The medical aid team from International Assistance Mission - which has worked in Afghanistan since the 1960s and whose good works and apolitical nature are well-known - had trekked by foot with pack horses carrying medical supplies for 120 miles through snowy mountains to the isolated Parun Valley. After a week of medical ministering to villagers, they returned but were ambushed en route by a group of Taliban “with red beards.” According to a sole survivor - an Afghan guide - they were searched, robbed and then summarily shot execution-style, right out of the World War II Nazi atrocity playbook.


A Taliban spokesman claimed credit for the killings, accusing the aid workers of “spying and trying to spread Christianity.” But the U.S. ambassador to Afghanistan, Karl Eikenberry, strongly denied that, saying the IAM workers were “selfless volunteers who devoted themselves to providing free and much needed health care in the most remote and difficult parts of the country.”
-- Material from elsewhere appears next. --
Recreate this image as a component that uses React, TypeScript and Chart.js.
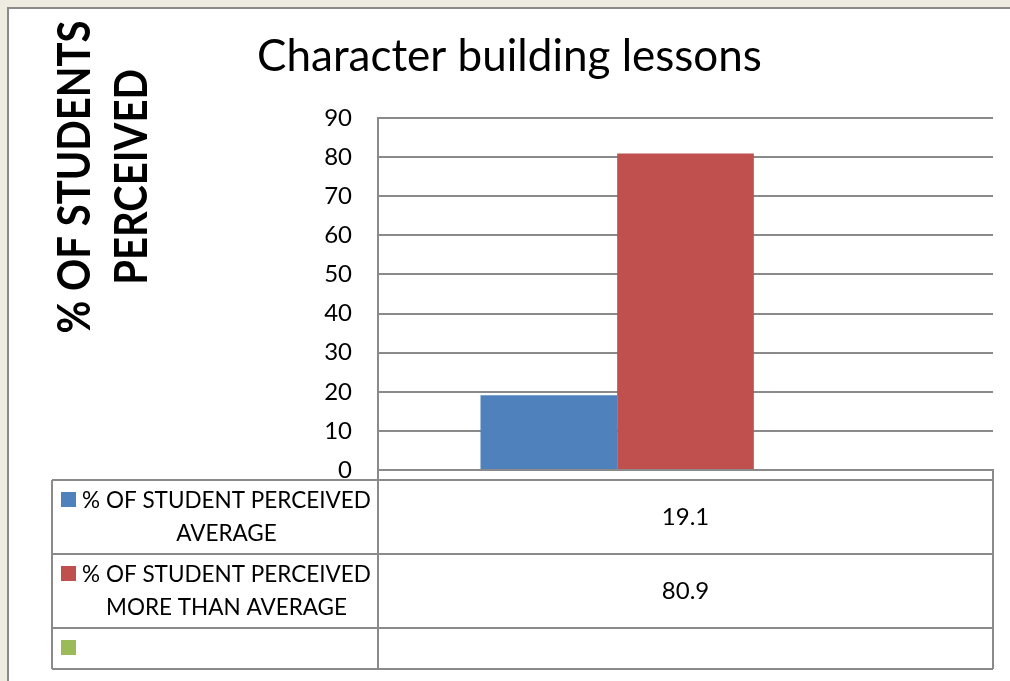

Then there is the Aug. 9 Time cover article “What Happens If We Leave Afghanistan.” The cover features a color photo of a beautiful 18-year-old Afghan girl, Aisha, with a gaping hole the size of a quarter surrounded by pink scar tissue in the middle of her face where her nose had been.

After running away from her husband’s house and his abusive family that beat her and treated her like a slave, they tracked her down in the night and dragged her to a mountain clearing near her village in southern Afghanistan. “Shivering in the cold air and blinded by the flashlights trained on her by her husband’s family, she faced her husband and accuser.” Her judge, the local Taliban commander, ignored her pleas and decided she must be made an example. Aisha was held down by her brother-in-law while her husband took out his knife and sliced off both her ears. He then began cutting off her nose. She passed out from the pain, but later awoke in the darkness choking on her own blood. They had left her in the mountain clearing to die.

This didn’t happen back in the brutal dark ages of medieval times, it happened just last year. When granting permission for Time to use the disturbing picture of her, Aisha said she wants the world to see the effect a Taliban resurgence would have on the women of Afghanistan, many of whom have flourished in the last few years.


The heinous crime against Aisha and the wanton massacre of innocent aid workers are justified by the Taliban in the broad context of Sharia law. If we withdraw precipitously from Afghanistan - as our president has promised we will begin doing next summer - Sharia will again be imposed by a patient Taliban, rejuvenated and blood-thirsty to make up for lost time.

National security and international geopolitical considerations of a renewed alQaida sanctuary aside, these two incidents beg the question: Are we willing to simply abandon the Afghan people to the Taliban wolves, condemn the Afghan women to lives of fear, poverty and ignorance? Is there no moral imperative here that should also guide our course? Or are moral imperatives obsolete in modern America?